> [Instruction]:
Extract the first line of the entries below and every line after it up to the one containing "(ring) at (405,284);", both kept. Pictures are excluded.

> [Data listing]:
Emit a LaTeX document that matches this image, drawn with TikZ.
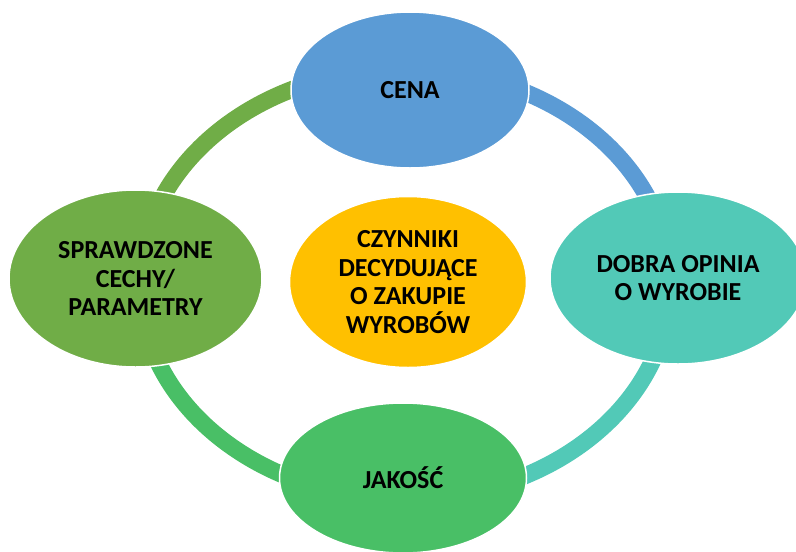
\documentclass[tikz,border=0pt]{standalone}
\usepackage{fontspec}
\setmainfont{Carlito}
\usetikzlibrary{shapes.geometric}

\definecolor{cenablue}{HTML}{5B9BD5}
\definecolor{opiniateal}{HTML}{52C9B7}
\definecolor{jakoscgreen}{HTML}{49BF66}
\definecolor{cechyolive}{HTML}{70AD47}
\definecolor{coreyellow}{HTML}{FFC000}

\begin{document}
\begin{tikzpicture}[%
      x=1pt, y=-1pt,
      bubble/.style={ellipse, draw=white, line width=1.5pt, inner sep=0pt,
        align=center, text=black,
        font=\bfseries\fontsize{26}{28.5}\selectfont},
      ringarc/.style={line width=17pt},
      ]
      \useasboundingbox (0,0) rectangle (796,552);

      \coordinate (ring) at (405,284);

      \draw [ringarc, color=cenablue] (ring) ++(-90:265 and 215)
        arc [start angle=-90, end angle=0, x radius=265, y radius=215];
      \draw [ringarc, color=opiniateal] (ring) ++(0:265 and 215)
        arc [start angle=0, end angle=90, x radius=265, y radius=215];
      \draw [ringarc, color=jakoscgreen] (ring) ++(90:265 and 215)
        arc [start angle=90, end angle=180, x radius=265, y radius=215];
      \draw [ringarc, color=cechyolive] (ring) ++(180:265 and 215)
        arc [start angle=180, end angle=270, x radius=265, y radius=215];

      \node [bubble, fill=cenablue, minimum width=238pt, minimum height=156pt]
        (cena) at (410,90) {CENA};
      \node [bubble, fill=opiniateal, minimum width=256pt, minimum height=172pt]
        (opinia) at (678,278) {DOBRA OPINIA\\O WYROBIE};
      \node [bubble, fill=jakoscgreen, minimum width=247pt, minimum height=150pt]
        (jakosc) at (403,478) {JAKOŚĆ};
      \node [bubble, fill=cechyolive, minimum width=253pt, minimum height=177pt]
        (cechy) at (135.5,278.5) {SPRAWDZONE\\CECHY/\\PARAMETRY};
      \node [bubble, fill=coreyellow, minimum width=237pt, minimum height=171pt]
        (czynniki) at (408,282) {CZYNNIKI\\DECYDUJĄCE\\O ZAKUPIE\\WYROBÓW};
\end{tikzpicture}
\end{document}
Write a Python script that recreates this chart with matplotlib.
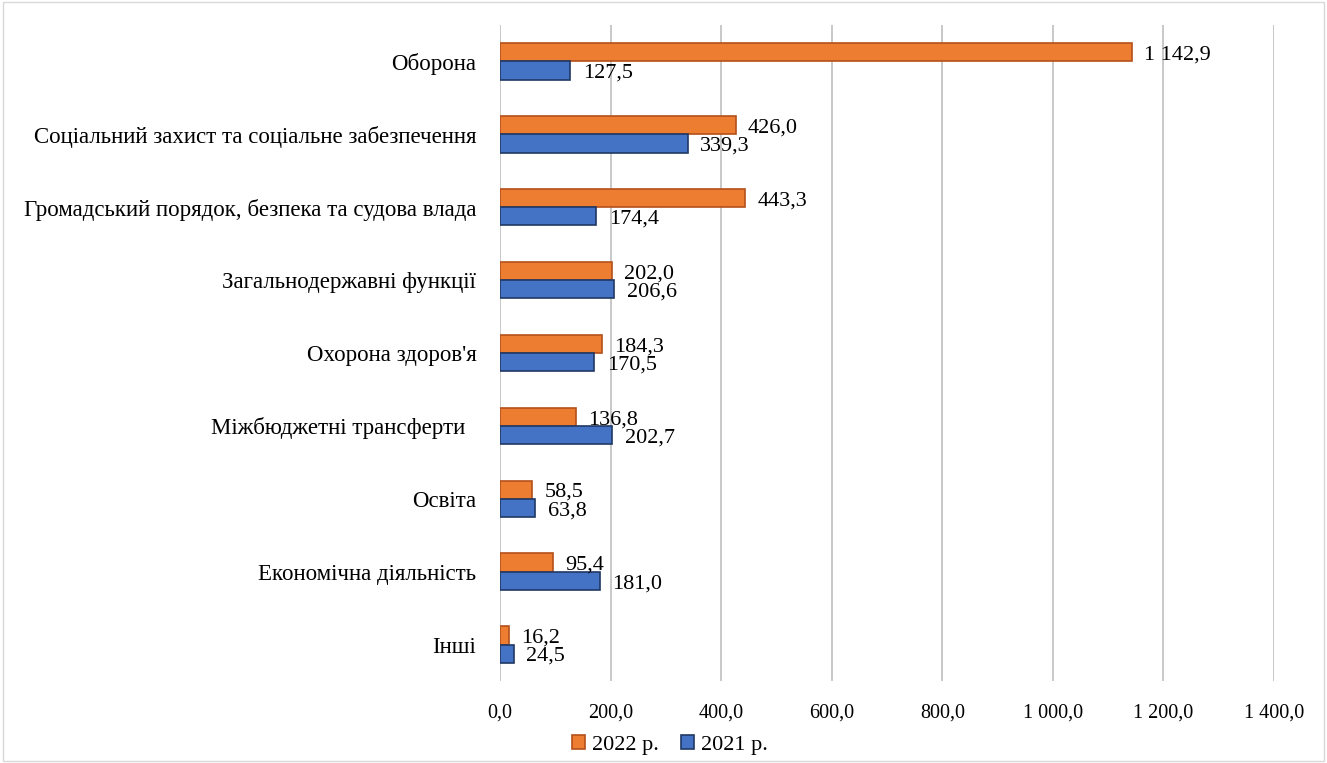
import matplotlib.pyplot as plt
import numpy as np
from matplotlib.patches import Rectangle

categories = ["Оборона",
              "Соціальний захист та соціальне забезпечення",
              "Громадський порядок, безпека та судова влада",
              "Загальнодержавні функції",
              "Охорона здоров'я",
              "Міжбюджетні трансферти  ",
              "Освіта",
              "Економічна діяльність",
              "Інші"]
values_2022 = [1142.9, 426.0, 443.3, 202.0, 184.3, 136.8, 58.5, 95.4, 16.2]
values_2021 = [127.5, 339.3, 174.4, 206.6, 170.5, 202.7, 63.8, 181.0, 24.5]
xticks = [0, 200, 400, 600, 800, 1000, 1200, 1400]

def fmt(v):
    s = "{:,.1f}".format(v)
    return s.replace(",", " ").replace(".", ",")

plt.rcParams['font.family'] = ['Liberation Serif', 'DejaVu Serif']

fig = plt.figure(figsize=(13.27, 7.63), dpi=100)
ax = fig.add_axes([500 / 1327, 1 - 681 / 763, 774 / 1327, 656 / 763])

y = np.arange(len(categories))
h = 0.25
b1 = ax.barh(y - h / 2, values_2022, height=h, color='#ED7D31', edgecolor='#B4501A',
             linewidth=1.2, label='2022 р.', zorder=3)
b2 = ax.barh(y + h / 2, values_2021, height=h, color='#4472C4', edgecolor='#203864',
             linewidth=1.2, label='2021 р.', zorder=3)

# підписи значень
for v, yy in zip(values_2022, y - h / 2):
    ax.annotate(fmt(v), (v, yy), xytext=(9, -2), textcoords='offset points',
                va='center', ha='left', fontsize=16)
for v, yy in zip(values_2021, y + h / 2):
    ax.annotate(fmt(v), (v, yy), xytext=(9, -2), textcoords='offset points',
                va='center', ha='left', fontsize=16)

ax.set_ylim(len(categories) - 0.5, -0.5)
ax.set_xlim(0, 1400)
ax.set_yticks(y)
ax.set_yticklabels(categories, fontsize=16.5)
ax.set_xticks(xticks)
ax.set_xticklabels([fmt(t) for t in xticks], fontsize=14.5)
ax.tick_params(length=0, pad=17, axis='y')
ax.tick_params(axis='x', length=0, pad=16)
ax.grid(axis='x', color='#BFBFBF', linewidth=1.2, zorder=0)
for s in ax.spines.values():
    s.set_visible(False)

fig.legend(handles=[b1, b2], loc='center', bbox_to_anchor=(670 / 1327, 1 - 745 / 763),
           ncol=2, frameon=False, fontsize=16, handlelength=0.6, handleheight=0.6,
           handletextpad=0.3, columnspacing=1.0)

fig.patches.append(Rectangle((0.002, 0.002), 0.996, 0.996, transform=fig.transFigure,
                             fill=False, edgecolor='#D9D9D9', linewidth=1))

fig.savefig('out.png', dpi=100)
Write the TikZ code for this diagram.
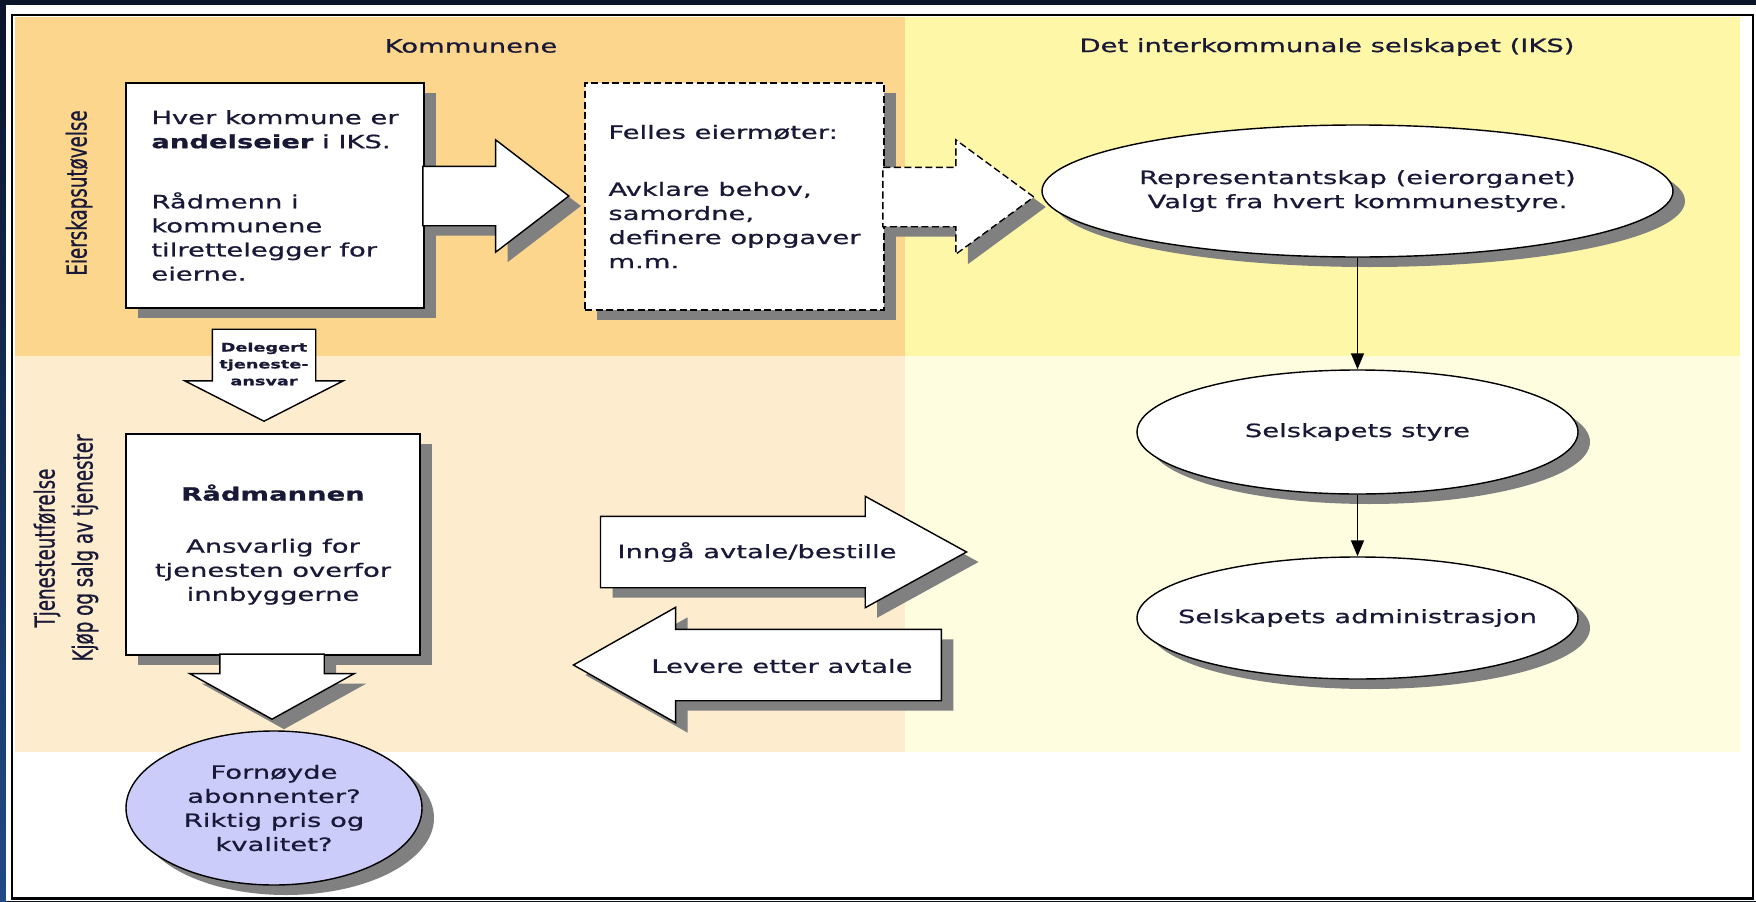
\documentclass[tikz,border=0pt]{standalone}
\usepackage{fontspec}
\usepackage{graphicx}
\setmainfont{DejaVu Sans}[FakeStretch=1.5,FakeBold=0.8]
\newfontfamily\vertfont{DejaVu Sans}[FakeBold=0.8]
\usepackage{tikz}
\usetikzlibrary{shapes.geometric,shapes.arrows,shadows,arrows.meta}

\definecolor{navy}{RGB}{10,20,42}
\definecolor{sideblue}{RGB}{32,74,134}
\definecolor{orangebg}{RGB}{253,214,142}
\definecolor{yellowbg}{RGB}{255,247,168}
\definecolor{peachbg}{RGB}{253,236,206}
\definecolor{paleyellow}{RGB}{255,253,224}
\definecolor{lavender}{RGB}{204,204,250}
\definecolor{shadowgray}{RGB}{128,128,128}
\definecolor{textcol}{RGB}{25,25,55}

\begin{document}
\begin{tikzpicture}[font=\fontsize{10.4}{13.7}\selectfont, text=textcol,
    shadowed/.style={drop shadow={shadow xshift=0.24cm, shadow yshift=-0.2cm, fill=shadowgray, opacity=1}},
    boxnode/.style={rectangle, draw=black, fill=white, line width=0.8pt, shadowed},
    ovalnode/.style={ellipse, draw=black, fill=white, line width=0.8pt, shadowed, align=center, inner xsep=-1cm, inner ysep=0pt},
    arrownode/.style={single arrow, draw=black, fill=white, line width=0.8pt, inner xsep=0pt, anchor=tip},
    sidetext/.style={rotate=90, font=\vertfont\fontsize{10.4}{13.7}\selectfont}]
            \useasboundingbox (0,0) rectangle (35.12,-18.04);
            \fill[navy] (0,0) rectangle (35.12,-18.04);
            \shade[top color=navy, bottom color=sideblue] (0,0) rectangle (0.12,-18.04);
            \fill[white] (0.12,-0.1) rectangle (35.12,-18.02);
            \fill[orangebg] (0.3,-0.34) rectangle (18.1,-7.12);
            \fill[yellowbg] (18.1,-0.34) rectangle (34.8,-7.12);
            \fill[peachbg] (0.3,-7.12) rectangle (18.1,-15.04);
            \fill[paleyellow] (18.1,-7.12) rectangle (34.8,-15.04);
            \draw[line width=0.05cm] (0.24,-0.3) rectangle (35.06,-17.97);

            \node (H1) at (9.42,-0.92) {Kommunene};
            \node (H2) at (26.54,-0.94) {Det interkommunale selskapet (IKS)};
            \node[sidetext] (S1) at (1.58,-3.86) {\scalebox{1}[1.5]{Eierskapsutøvelse}};
            \node[sidetext] (S2) at (0.94,-10.96) {\scalebox{1}[1.5]{Tjenesteutførelse}};
            \node[sidetext] (S3) at (1.7,-10.96) {\scalebox{1}[1.5]{Kjøp og salg av tjenester}};

            \node[boxnode, minimum width=5.96cm, minimum height=4.5cm, align=left] (B1) at (5.5,-3.91) {Hver kommune er\\\textbf{andelseier} i IKS.\\[0.72cm]Rådmenn i\\kommunene\\tilrettelegger for\\eierne.};
            \node[boxnode, dash pattern=on 4pt off 2pt, minimum width=5.98cm, minimum height=4.54cm, align=left] (B2) at (14.69,-3.93) {Felles eiermøter:\\[0.66cm]Avklare behov,\\samordne,\\definere oppgaver\\m.m.};
            \node[boxnode, minimum width=5.88cm, minimum height=4.42cm, align=center] (B3) at (5.46,-10.89) {\textbf{Rådmannen}\\[0.56cm]Ansvarlig for\\tjenesten overfor\\innbyggerne};

            \node[arrownode, shadowed, minimum height=2.92cm, inner ysep=0.58cm, single arrow head extend=0.53cm, single arrow tip angle=75] (P1) at (11.4,-3.92) {};
            \node[arrownode, shadowed, dash pattern=on 4pt off 2pt, minimum height=3.02cm, inner ysep=0.58cm, single arrow head extend=0.55cm, single arrow tip angle=72.5] (P2) at (20.7,-3.94) {};
            \node[arrownode, rotate=-90, minimum height=1.84cm, inner ysep=1.02cm, single arrow head extend=0.55cm, single arrow tip angle=126] (P3) at (5.28,-8.44) {};
            \node[arrownode, shadowed, rotate=-90, minimum height=1.3cm, inner ysep=1.03cm, single arrow head extend=0.6cm, single arrow tip angle=122] (P4) at (5.44,-14.4) {};
            \node[arrownode, shadowed, minimum height=7.32cm, inner ysep=0.7cm, single arrow head extend=0.4cm, single arrow tip angle=57.6] (P5) at (19.36,-11.04) {};
            \node[arrownode, shadowed, rotate=180, minimum height=7.36cm, inner ysep=0.7cm, single arrow head extend=0.44cm, single arrow tip angle=58.9] (P6) at (11.44,-13.3) {};

            \node[font=\fontsize{6.7}{9.6}\selectfont\bfseries, align=center] (T3) at (5.28,-7.28) {Delegert\\tjeneste-\\ansvar};
            \node (T5) at (15.14,-11.04) {Inngå avtale/bestille};
            \node (T6) at (15.64,-13.32) {Levere etter avtale};

            \node[ovalnode, minimum width=12.62cm, minimum height=2.64cm] (E1) at (27.15,-3.82) {Representantskap (eierorganet)\\Valgt fra hvert kommunestyre.};
            \node[ovalnode, minimum width=8.82cm, minimum height=2.48cm] (E2) at (27.15,-8.64) {Selskapets styre};
            \node[ovalnode, minimum width=8.82cm, minimum height=2.44cm] (E3) at (27.15,-12.36) {Selskapets administrasjon};
            \node[ovalnode, fill=lavender, minimum width=5.92cm, minimum height=3.08cm] (E4) at (5.48,-16.16) {Fornøyde\\abonnenter?\\Riktig pris og\\kvalitet?};

            \tikzset{linkstyle/.style={-{Triangle[length=0.32cm,width=0.26cm]}, line width=0.9pt}}

            \draw[linkstyle] (E1) -- (E2);
            \draw[linkstyle] (E2) -- (E3);

\end{tikzpicture}
\end{document}
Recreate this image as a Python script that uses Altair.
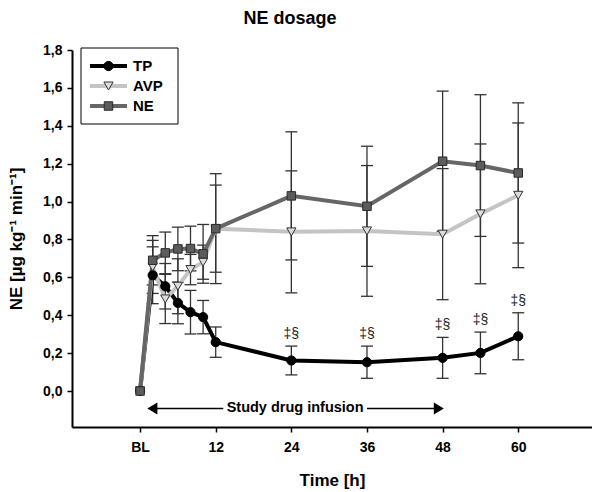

> [Expected answer]:
Emit a LaTeX document that matches this image, drawn with TikZ.
\documentclass[tikz,border=0pt]{standalone}
\usepackage{fontspec}
\setmainfont{Carlito}
\usetikzlibrary{shapes.geometric}

\definecolor{cenablue}{HTML}{5B9BD5}
\definecolor{opiniateal}{HTML}{52C9B7}
\definecolor{jakoscgreen}{HTML}{49BF66}
\definecolor{cechyolive}{HTML}{70AD47}
\definecolor{coreyellow}{HTML}{FFC000}

\begin{document}
\begin{tikzpicture}[%
      x=1pt, y=-1pt,
      bubble/.style={ellipse, draw=white, line width=1.5pt, inner sep=0pt,
        align=center, text=black,
        font=\bfseries\fontsize{26}{28.5}\selectfont},
      ringarc/.style={line width=17pt},
      ]
      \useasboundingbox (0,0) rectangle (796,552);

      \coordinate (ring) at (405,284);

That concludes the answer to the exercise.